---------- Dataset content ----------
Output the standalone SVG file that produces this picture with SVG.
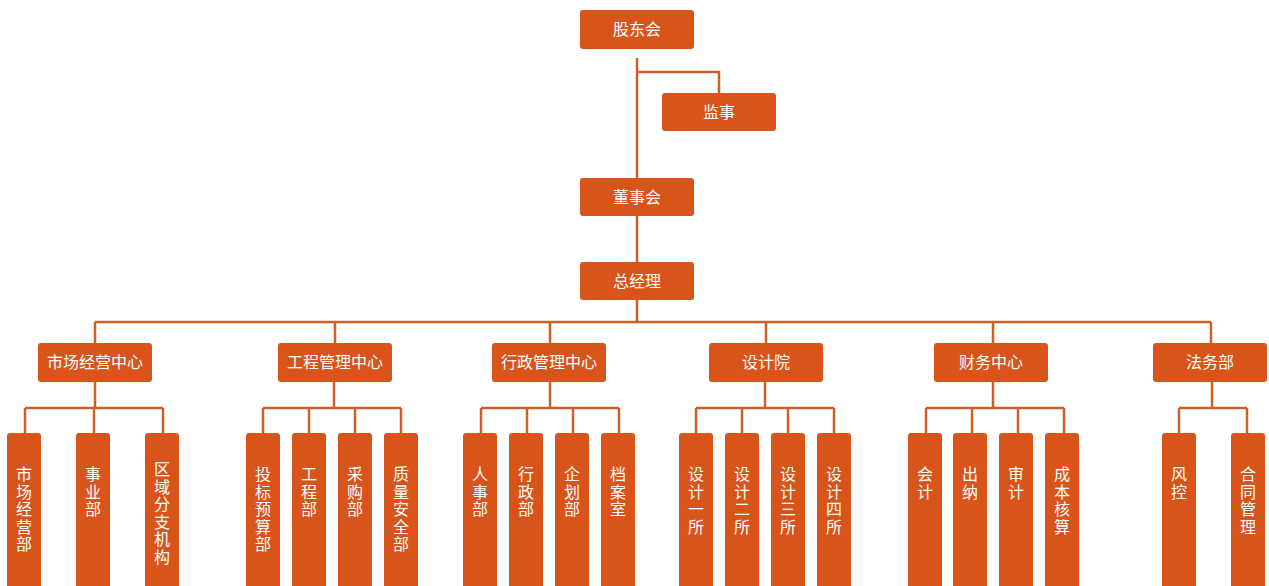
<svg xmlns="http://www.w3.org/2000/svg" width="1269" height="586" viewBox="0 0 1269 586">
<style>
.b{fill:#D9541A}
.t{fill:#fff;font-family:"Noto Sans CJK SC","Noto Sans CJK JP",sans-serif;font-size:16px;text-anchor:middle}
.v{fill:#fff;font-family:"Noto Sans CJK SC","Noto Sans CJK JP",sans-serif;font-size:16px;writing-mode:vertical-rl;text-orientation:upright;letter-spacing:1.5px}
.c{stroke:#CF5F28;stroke-width:2.5;fill:none}
</style>
<rect width="1269" height="586" fill="#fff"/>
<g id="connectors" class="c">
<path d="M637,58V179M637,72H719V93"/>
<path d="M637,216V262M637,299V322M95,322H1211M95,322V343M335,322V343M550,322V343M766,322V343M993,322V343M1211,322V343"/>
<path d="M95,382V408M25,408H163M25,408V433M94,408V433M163,408V433"/>
<path d="M334,382V408M263,408H401M263,408V433M309,408V433M355,408V433M401,408V433"/>
<path d="M550,382V408M481,408H619M481,408V433M527,408V433M573,408V433M619,408V433"/>
<path d="M765,382V408M696,408H834M696,408V433M742,408V433M788,408V433M834,408V433"/>
<path d="M993,382V408M926,408H1064M926,408V433M972,408V433M1018,408V433M1064,408V433"/>
<path d="M1212,382V408M1179,408H1247M1179,408V433M1247,408V433"/>
</g>
<g id="n_gdh"><rect class="b" x="580" y="10" width="114" height="39" rx="3"/><text class="t" x="637" y="35">股东会</text></g>
<g id="n_js"><rect class="b" x="662" y="93" width="114" height="38" rx="3"/><text class="t" x="719" y="118">监事</text></g>
<g id="n_dsh"><rect class="b" x="580" y="178" width="114" height="38" rx="3"/><text class="t" x="637" y="203">董事会</text></g>
<g id="n_zjl"><rect class="b" x="580" y="262" width="114" height="38" rx="3"/><text class="t" x="637" y="287">总经理</text></g>
<g id="n_sc"><rect class="b" x="38" y="343" width="114" height="39" rx="3"/><text class="t" x="95" y="368">市场经营中心</text></g>
<g id="n_gc"><rect class="b" x="278" y="343" width="114" height="39" rx="3"/><text class="t" x="335" y="368">工程管理中心</text></g>
<g id="n_xz"><rect class="b" x="492" y="343" width="114" height="39" rx="3"/><text class="t" x="549" y="368">行政管理中心</text></g>
<g id="n_sjy"><rect class="b" x="709" y="343" width="114" height="39" rx="3"/><text class="t" x="766" y="368">设计院</text></g>
<g id="n_cw"><rect class="b" x="934" y="343" width="114" height="39" rx="3"/><text class="t" x="991" y="368">财务中心</text></g>
<g id="n_fw"><rect class="b" x="1153" y="343" width="114" height="39" rx="3"/><text class="t" x="1210" y="368">法务部</text></g>
<g id="l1"><rect class="b" x="7" y="433" width="34" height="170" rx="3"/><text class="v" x="24" y="466">市场经营部</text></g>
<g id="l2"><rect class="b" x="76" y="433" width="34" height="170" rx="3"/><text class="v" x="93" y="466">事业部</text></g>
<g id="l3"><rect class="b" x="145" y="433" width="34" height="170" rx="3"/><text class="v" x="162" y="461">区域分支机构</text></g>
<g id="l4"><rect class="b" x="246" y="433" width="34" height="170" rx="3"/><text class="v" x="263" y="466">投标预算部</text></g>
<g id="l5"><rect class="b" x="292" y="433" width="34" height="170" rx="3"/><text class="v" x="309" y="466">工程部</text></g>
<g id="l6"><rect class="b" x="338" y="433" width="34" height="170" rx="3"/><text class="v" x="355" y="466">采购部</text></g>
<g id="l7"><rect class="b" x="384" y="433" width="34" height="170" rx="3"/><text class="v" x="401" y="466">质量安全部</text></g>
<g id="l8"><rect class="b" x="463" y="433" width="34" height="170" rx="3"/><text class="v" x="480" y="466">人事部</text></g>
<g id="l9"><rect class="b" x="509" y="433" width="34" height="170" rx="3"/><text class="v" x="526" y="466">行政部</text></g>
<g id="l10"><rect class="b" x="555" y="433" width="34" height="170" rx="3"/><text class="v" x="572" y="466">企划部</text></g>
<g id="l11"><rect class="b" x="601" y="433" width="34" height="170" rx="3"/><text class="v" x="618" y="466">档案室</text></g>
<g id="l12"><rect class="b" x="679" y="433" width="34" height="170" rx="3"/><text class="v" x="696" y="466">设计一所</text></g>
<g id="l13"><rect class="b" x="725" y="433" width="34" height="170" rx="3"/><text class="v" x="742" y="466">设计二所</text></g>
<g id="l14"><rect class="b" x="771" y="433" width="34" height="170" rx="3"/><text class="v" x="788" y="466">设计三所</text></g>
<g id="l15"><rect class="b" x="817" y="433" width="34" height="170" rx="3"/><text class="v" x="834" y="466">设计四所</text></g>
<g id="l16"><rect class="b" x="908" y="433" width="34" height="170" rx="3"/><text class="v" x="925" y="466">会计</text></g>
<g id="l17"><rect class="b" x="953" y="433" width="34" height="170" rx="3"/><text class="v" x="970" y="466">出纳</text></g>
<g id="l18"><rect class="b" x="999" y="433" width="34" height="170" rx="3"/><text class="v" x="1016" y="466">审计</text></g>
<g id="l19"><rect class="b" x="1045" y="433" width="34" height="170" rx="3"/><text class="v" x="1062" y="466">成本核算</text></g>
<g id="l20"><rect class="b" x="1162" y="433" width="34" height="170" rx="3"/><text class="v" x="1179" y="466">风控</text></g>
<g id="l21"><rect class="b" x="1231" y="433" width="34" height="170" rx="3"/><text class="v" x="1248" y="466">合同管理</text></g>
</svg>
----------
Directive:
Return to the listing above and set it down exactly, leaving out its pictures.

Response to this task:
Output the standalone SVG file that produces this picture with SVG.
<svg xmlns="http://www.w3.org/2000/svg" width="1269" height="586" viewBox="0 0 1269 586">
<style>
.b{fill:#D9541A}
.t{fill:#fff;font-family:"Noto Sans CJK SC","Noto Sans CJK JP",sans-serif;font-size:16px;text-anchor:middle}
.v{fill:#fff;font-family:"Noto Sans CJK SC","Noto Sans CJK JP",sans-serif;font-size:16px;writing-mode:vertical-rl;text-orientation:upright;letter-spacing:1.5px}
.c{stroke:#CF5F28;stroke-width:2.5;fill:none}
</style>
<rect width="1269" height="586" fill="#fff"/>
<g id="connectors" class="c">
<path d="M637,58V179M637,72H719V93"/>
<path d="M637,216V262M637,299V322M95,322H1211M95,322V343M335,322V343M550,322V343M766,322V343M993,322V343M1211,322V343"/>
<path d="M95,382V408M25,408H163M25,408V433M94,408V433M163,408V433"/>
<path d="M334,382V408M263,408H401M263,408V433M309,408V433M355,408V433M401,408V433"/>
<path d="M550,382V408M481,408H619M481,408V433M527,408V433M573,408V433M619,408V433"/>
<path d="M765,382V408M696,408H834M696,408V433M742,408V433M788,408V433M834,408V433"/>
<path d="M993,382V408M926,408H1064M926,408V433M972,408V433M1018,408V433M1064,408V433"/>
<path d="M1212,382V408M1179,408H1247M1179,408V433M1247,408V433"/>
</g>
<g id="n_gdh"><rect class="b" x="580" y="10" width="114" height="39" rx="3"/><text class="t" x="637" y="35">股东会</text></g>
<g id="n_js"><rect class="b" x="662" y="93" width="114" height="38" rx="3"/><text class="t" x="719" y="118">监事</text></g>
<g id="n_dsh"><rect class="b" x="580" y="178" width="114" height="38" rx="3"/><text class="t" x="637" y="203">董事会</text></g>
<g id="n_zjl"><rect class="b" x="580" y="262" width="114" height="38" rx="3"/><text class="t" x="637" y="287">总经理</text></g>
<g id="n_sc"><rect class="b" x="38" y="343" width="114" height="39" rx="3"/><text class="t" x="95" y="368">市场经营中心</text></g>
<g id="n_gc"><rect class="b" x="278" y="343" width="114" height="39" rx="3"/><text class="t" x="335" y="368">工程管理中心</text></g>
<g id="n_xz"><rect class="b" x="492" y="343" width="114" height="39" rx="3"/><text class="t" x="549" y="368">行政管理中心</text></g>
<g id="n_sjy"><rect class="b" x="709" y="343" width="114" height="39" rx="3"/><text class="t" x="766" y="368">设计院</text></g>
<g id="n_cw"><rect class="b" x="934" y="343" width="114" height="39" rx="3"/><text class="t" x="991" y="368">财务中心</text></g>
<g id="n_fw"><rect class="b" x="1153" y="343" width="114" height="39" rx="3"/><text class="t" x="1210" y="368">法务部</text></g>
<g id="l1"><rect class="b" x="7" y="433" width="34" height="170" rx="3"/><text class="v" x="24" y="466">市场经营部</text></g>
<g id="l2"><rect class="b" x="76" y="433" width="34" height="170" rx="3"/><text class="v" x="93" y="466">事业部</text></g>
<g id="l3"><rect class="b" x="145" y="433" width="34" height="170" rx="3"/><text class="v" x="162" y="461">区域分支机构</text></g>
<g id="l4"><rect class="b" x="246" y="433" width="34" height="170" rx="3"/><text class="v" x="263" y="466">投标预算部</text></g>
<g id="l5"><rect class="b" x="292" y="433" width="34" height="170" rx="3"/><text class="v" x="309" y="466">工程部</text></g>
<g id="l6"><rect class="b" x="338" y="433" width="34" height="170" rx="3"/><text class="v" x="355" y="466">采购部</text></g>
<g id="l7"><rect class="b" x="384" y="433" width="34" height="170" rx="3"/><text class="v" x="401" y="466">质量安全部</text></g>
<g id="l8"><rect class="b" x="463" y="433" width="34" height="170" rx="3"/><text class="v" x="480" y="466">人事部</text></g>
<g id="l9"><rect class="b" x="509" y="433" width="34" height="170" rx="3"/><text class="v" x="526" y="466">行政部</text></g>
<g id="l10"><rect class="b" x="555" y="433" width="34" height="170" rx="3"/><text class="v" x="572" y="466">企划部</text></g>
<g id="l11"><rect class="b" x="601" y="433" width="34" height="170" rx="3"/><text class="v" x="618" y="466">档案室</text></g>
<g id="l12"><rect class="b" x="679" y="433" width="34" height="170" rx="3"/><text class="v" x="696" y="466">设计一所</text></g>
<g id="l13"><rect class="b" x="725" y="433" width="34" height="170" rx="3"/><text class="v" x="742" y="466">设计二所</text></g>
<g id="l14"><rect class="b" x="771" y="433" width="34" height="170" rx="3"/><text class="v" x="788" y="466">设计三所</text></g>
<g id="l15"><rect class="b" x="817" y="433" width="34" height="170" rx="3"/><text class="v" x="834" y="466">设计四所</text></g>
<g id="l16"><rect class="b" x="908" y="433" width="34" height="170" rx="3"/><text class="v" x="925" y="466">会计</text></g>
<g id="l17"><rect class="b" x="953" y="433" width="34" height="170" rx="3"/><text class="v" x="970" y="466">出纳</text></g>
<g id="l18"><rect class="b" x="999" y="433" width="34" height="170" rx="3"/><text class="v" x="1016" y="466">审计</text></g>
<g id="l19"><rect class="b" x="1045" y="433" width="34" height="170" rx="3"/><text class="v" x="1062" y="466">成本核算</text></g>
<g id="l20"><rect class="b" x="1162" y="433" width="34" height="170" rx="3"/><text class="v" x="1179" y="466">风控</text></g>
<g id="l21"><rect class="b" x="1231" y="433" width="34" height="170" rx="3"/><text class="v" x="1248" y="466">合同管理</text></g>
</svg>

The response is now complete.